[Task input]:

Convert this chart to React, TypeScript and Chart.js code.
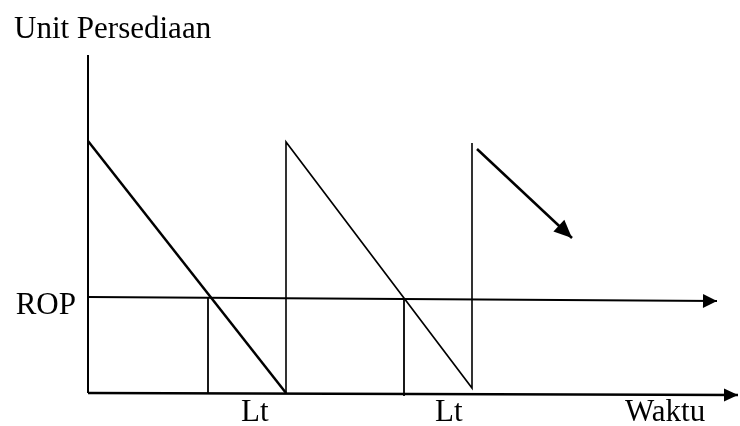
import React, { useEffect, useRef } from "react";
import { Chart, registerables } from "chart.js";

Chart.register(...registerables);

// Time (x) and inventory units (y) in abstract units
const cycleTimes = [0, 198, 198, 384, 384];
const inventoryLevels = [252, 0, 251, 5, 250];
const ropTimes = [0, 629];
const ropLevels = [96, 92];
const leadTimeStarts = [120, 316];
const leadTimeBottoms = [0, -3];
const leadTimeTops = [96, 95];
const leadTimeLabelTimes = [153, 347];
const leadTimeLabels = ["Lt", "Lt"];
const usageArrowTimes = [389, 484];
const usageArrowLevels = [244, 155];
const axisYTop = 338;
const axisXEnd = 650;
const axisXEndLevel = -2;
const yAxisTitle = "Unit Persediaan";
const xAxisTitle = "Waktu";
const ropLabel = "ROP";

const FONT = "31px 'Liberation Serif', 'Times New Roman', serif";

const pts = (xs: number[], ys: number[]) => xs.map((x, i) => ({ x, y: ys[i] }));

const lineDs = (data: any[], width: number, arrow?: { len: number; half: number }) => ({
  data,
  showLine: true,
  borderColor: "#000",
  backgroundColor: "#000",
  borderWidth: width,
  pointRadius: 0,
  pointHoverRadius: 0,
  fill: false,
  tension: 0,
  borderCapStyle: "butt",
  clip: false,
  arrow,
});

const diagramPlugin = {
  id: "diagram",
  afterDatasetsDraw(chart: any) {
    const ctx = chart.ctx;
    const xs = chart.scales.x;
    const ys = chart.scales.y;
    ctx.save();
    chart.data.datasets.forEach((ds: any, i: number) => {
      if (!ds.arrow) return;
      const meta = chart.getDatasetMeta(i);
      const n = meta.data.length;
      const a = meta.data[n - 2];
      const b = meta.data[n - 1];
      const ang = Math.atan2(b.y - a.y, b.x - a.x);
      const { len, half } = ds.arrow;
      ctx.beginPath();
      ctx.moveTo(b.x, b.y);
      ctx.lineTo(
        b.x - len * Math.cos(ang) + half * Math.sin(ang),
        b.y - len * Math.sin(ang) - half * Math.cos(ang)
      );
      ctx.lineTo(
        b.x - len * Math.cos(ang) - half * Math.sin(ang),
        b.y - len * Math.sin(ang) + half * Math.cos(ang)
      );
      ctx.closePath();
      ctx.fillStyle = "#000";
      ctx.fill();
    });
    ctx.fillStyle = "#000";
    ctx.font = FONT;
    ctx.textBaseline = "alphabetic";
    ctx.textAlign = "left";
    ctx.fillText(yAxisTitle, xs.getPixelForValue(-74), ys.getPixelForValue(355));
    ctx.fillText(xAxisTitle, xs.getPixelForValue(537), ys.getPixelForValue(-28));
    leadTimeLabels.forEach((t, i) => {
      ctx.fillText(t, xs.getPixelForValue(leadTimeLabelTimes[i]), ys.getPixelForValue(-28));
    });
    ctx.textAlign = "right";
    ctx.fillText(ropLabel, xs.getPixelForValue(-12), ys.getPixelForValue(79));
    ctx.restore();
  },
};

export default function App() {
  const ref = useRef<HTMLCanvasElement | null>(null);
  useEffect(() => {
    if (!ref.current) return;
    const chart = new Chart(ref.current, {
      type: "scatter",
      data: {
        datasets: [
          lineDs(pts([0, 0], [0, axisYTop]), 2),
          lineDs(pts([0, axisXEnd], [0, axisXEndLevel]), 2.5, { len: 14, half: 6.5 }),
          lineDs(pts(ropTimes, ropLevels), 2, { len: 14, half: 7 }),
          lineDs(pts(cycleTimes.slice(0, 2), inventoryLevels.slice(0, 2)), 2.5),
          lineDs(pts(cycleTimes.slice(1), inventoryLevels.slice(1)), 1.6),
          ...leadTimeStarts.map((t, i) =>
            lineDs(pts([t, t], [leadTimeBottoms[i], leadTimeTops[i]]), 1.8)
          ),
          lineDs(pts(usageArrowTimes, usageArrowLevels), 2.5, { len: 18, half: 8 }),
        ] as any,
      },
      options: {
        responsive: false,
        animation: false,
        devicePixelRatio: 1,
        events: [],
        layout: { padding: 0 },
        plugins: { legend: { display: false }, tooltip: { enabled: false }, title: { display: false } },
        scales: {
          x: { type: "linear", min: -88, max: 652, display: false },
          y: { type: "linear", min: -33, max: 393, display: false },
        },
      } as any,
      plugins: [diagramPlugin],
    });
    return () => chart.destroy();
  }, []);
  return (
    <div style={{ position: "fixed", left: 0, top: 0, width: 740, height: 426, background: "#fff" }}>
      <canvas ref={ref} width={740} height={426} style={{ display: "block" }} />
    </div>
  );
}
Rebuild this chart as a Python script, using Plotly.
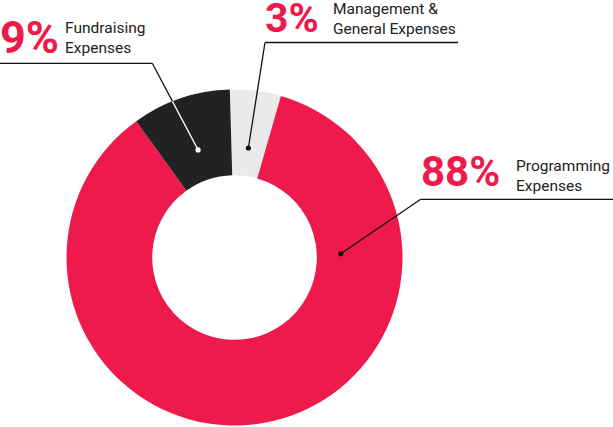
import numpy as np
import plotly.graph_objects as go

# ---- data ----
labels = ["Management & General Expenses", "Programming Expenses", "Fundraising Expenses"]
slice_values = [4.9, 85.6, 9.5]          # slice sizes as drawn in the picture
pct_text = ["3%", "88%", "9%"]           # printed percentages
desc_text = ["Management &<br>General Expenses", "Programming<br>Expenses", "Fundraising<br>Expenses"]

# ---- style / layout ----
colors = ["#EAEAEA", "#EE1A4C", "#222222"]
RED = "#EE1A4C"
W, H = 613, 427
cx, cy, R = 234.5, 257.5, 168.0
hole = 0.49
rotation = -1.6

def px(x):
    return x / W

def py(y):
    return 1 - y / H

fig = go.Figure(go.Pie(
    labels=labels, values=slice_values, sort=False, direction="clockwise",
    rotation=rotation, hole=hole, textinfo="none", hoverinfo="skip",
    marker=dict(colors=colors, line=dict(width=0)),
    domain=dict(x=[px(cx - R), px(cx + R)], y=[py(cy + R), py(cy - R)]),
    showlegend=False,
))

# pointer geometry (angles clockwise from 12 o'clock)
total = sum(slice_values)
starts = rotation + 360 * (np.cumsum([0] + slice_values[:-1]) / total)
spans = 360 * np.array(slice_values) / total
mid = starts + spans / 2
pointer_angle = [mid[0], 88.0, mid[2]]
pointer_r = [0.657, 0.633, 0.676]
dot_color = ["#111111", "#111111", "#FFFFFF"]
elbows = [(265.0, 42.5), (420.7, 199.3), (152.3, 63.3)]
line_end_x = [458.0, 613.0, 0.0]

shapes = []
for i in range(3):
    a = np.radians(pointer_angle[i])
    r = pointer_r[i] * R
    dx, dy = cx + r * np.sin(a), cy - r * np.cos(a)
    ex, ey = elbows[i]
    shapes.append(dict(type="line", xref="paper", yref="paper",
                       x0=px(dx), y0=py(dy), x1=px(ex), y1=py(ey),
                       line=dict(color="#111111", width=1.3)))
    shapes.append(dict(type="line", xref="paper", yref="paper",
                       x0=px(ex), y0=py(ey), x1=px(line_end_x[i]), y1=py(ey),
                       line=dict(color="#111111", width=1.3)))
    if dot_color[i] == "#FFFFFF":
        vx, vy = ex - dx, ey - dy
        ox, oy = dx - cx, dy - cy
        A = vx * vx + vy * vy
        B = 2 * (ox * vx + oy * vy)
        C = ox * ox + oy * oy - R * R
        t = (-B + np.sqrt(B * B - 4 * A * C)) / (2 * A)
        shapes.append(dict(type="line", xref="paper", yref="paper",
                           x0=px(dx), y0=py(dy), x1=px(dx + t * vx), y1=py(dy + t * vy),
                           line=dict(color="#FFFFFF", width=1.3)))
    rr = 2.6
    shapes.append(dict(type="circle", xref="paper", yref="paper",
                       x0=px(dx - rr), x1=px(dx + rr), y0=py(dy + rr), y1=py(dy - rr),
                       fillcolor=dot_color[i], line=dict(width=0)))

# text positions (pixels)
pct_pos = [(263.0, 17.5), (419.5, 171.5), (-2.0, 37.5)]
pct_size = [41, 42, 45]
desc_pos = [(330.5, 18.5), (513.5, 175.5), (62.5, 38.5)]

annotations = []
for i in range(3):
    annotations.append(dict(text=pct_text[i], x=px(pct_pos[i][0]), y=py(pct_pos[i][1]),
                            xref="paper", yref="paper", xanchor="left", yanchor="middle",
                            showarrow=False,
                            font=dict(family="Roboto", size=pct_size[i], color=RED, weight=700)))
    annotations.append(dict(text=desc_text[i], x=px(desc_pos[i][0]), y=py(desc_pos[i][1]),
                            xref="paper", yref="paper", xanchor="left", yanchor="middle",
                            align="left", showarrow=False,
                            font=dict(family="Roboto", size=15.5, color="#222222")))

fig.update_layout(
    width=W, height=H, margin=dict(l=0, r=0, t=0, b=0),
    paper_bgcolor="white", plot_bgcolor="white",
    shapes=shapes, annotations=annotations,
)

fig.write_html("out.html")
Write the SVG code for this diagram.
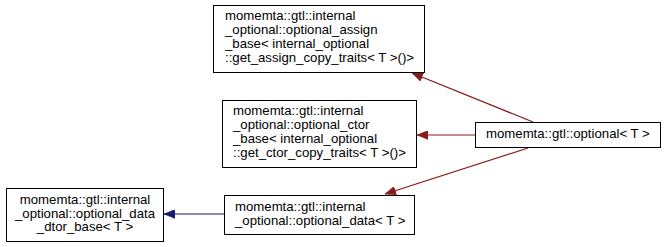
<svg xmlns="http://www.w3.org/2000/svg" width="667" height="247" viewBox="0 0 667 247">
  <style>
    .box { fill: #ffffff; stroke: #000000; stroke-width: 1; }
    .lbl { font-family: "Liberation Sans", Arial, Helvetica, sans-serif; font-size: 13.2px; fill: #000000; }
    .inh { fill: none; stroke: #8b1a1a; stroke-width: 1.2; }
    .pub { fill: none; stroke: #191970; stroke-width: 1.2; }
  </style>
  <defs>
    <marker id="arrRed" markerWidth="12" markerHeight="9" refX="11" refY="4.5" orient="auto" markerUnits="userSpaceOnUse">
      <polygon points="0,0 11,4.5 0,9" fill="#8b1a1a" stroke="#8b1a1a" stroke-width="0.5"/>
    </marker>
    <marker id="arrBlue" markerWidth="12" markerHeight="9" refX="11" refY="4.5" orient="auto" markerUnits="userSpaceOnUse">
      <polygon points="0,0 11,4.5 0,9" fill="#191970" stroke="#191970" stroke-width="0.5"/>
    </marker>
  </defs>
  <rect width="667" height="247" fill="#ffffff"/>

  <g id="connectors">
    <path class="inh" d="M533,122 L412,73" marker-end="url(#arrRed)"/>
    <path class="inh" d="M475,135 L417,135" marker-end="url(#arrRed)"/>
    <path class="inh" d="M528,148 L385,194" marker-end="url(#arrRed)"/>
    <path class="pub" d="M224,214 L164,214" marker-end="url(#arrBlue)"/>
  </g>

  <g id="node-optional-assign-base">
    <rect class="box" x="213.5" y="5.5" width="211" height="67"/>
    <text class="lbl" x="225" y="20">momemta::gtl::internal</text>
    <text class="lbl" x="225" y="34">_optional::optional_assign</text>
    <text class="lbl" x="225" y="48">_base&lt; internal_optional</text>
    <text class="lbl" x="225" y="62">::get_assign_copy_traits&lt; T &gt;()&gt;</text>
  </g>

  <g id="node-optional-ctor-base">
    <rect class="box" x="222.5" y="100.5" width="194" height="67"/>
    <text class="lbl" x="233" y="115">momemta::gtl::internal</text>
    <text class="lbl" x="233" y="129">_optional::optional_ctor</text>
    <text class="lbl" x="233" y="143">_base&lt; internal_optional</text>
    <text class="lbl" x="233" y="157">::get_ctor_copy_traits&lt; T &gt;()&gt;</text>
  </g>

  <g id="node-optional-data-dtor-base">
    <rect class="box" x="6.5" y="188.5" width="157" height="53"/>
    <text class="lbl" x="85" y="204" text-anchor="middle">momemta::gtl::internal</text>
    <text class="lbl" x="85" y="217.5" text-anchor="middle">_optional::optional_data</text>
    <text class="lbl" x="85" y="231" text-anchor="middle">_dtor_base&lt; T &gt;</text>
  </g>

  <g id="node-optional-data">
    <rect class="box" x="224.5" y="195.5" width="190" height="39"/>
    <text class="lbl" x="235" y="211">momemta::gtl::internal</text>
    <text class="lbl" x="235" y="225">_optional::optional_data&lt; T &gt;</text>
  </g>

  <g id="node-optional">
    <rect class="box" x="475.5" y="122.5" width="185" height="25"/>
    <text class="lbl" x="486" y="138">momemta::gtl::optional&lt; T &gt;</text>
  </g>
</svg>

[Instructions for the task]:
Collect each line of the entries that has the word "this", copying it in full.

[Result]:
Convert this chart to React, TypeScript and Chart.js code.
Rebuild this chart as a Python script, using Plotly.
Write the SVG code for this diagram.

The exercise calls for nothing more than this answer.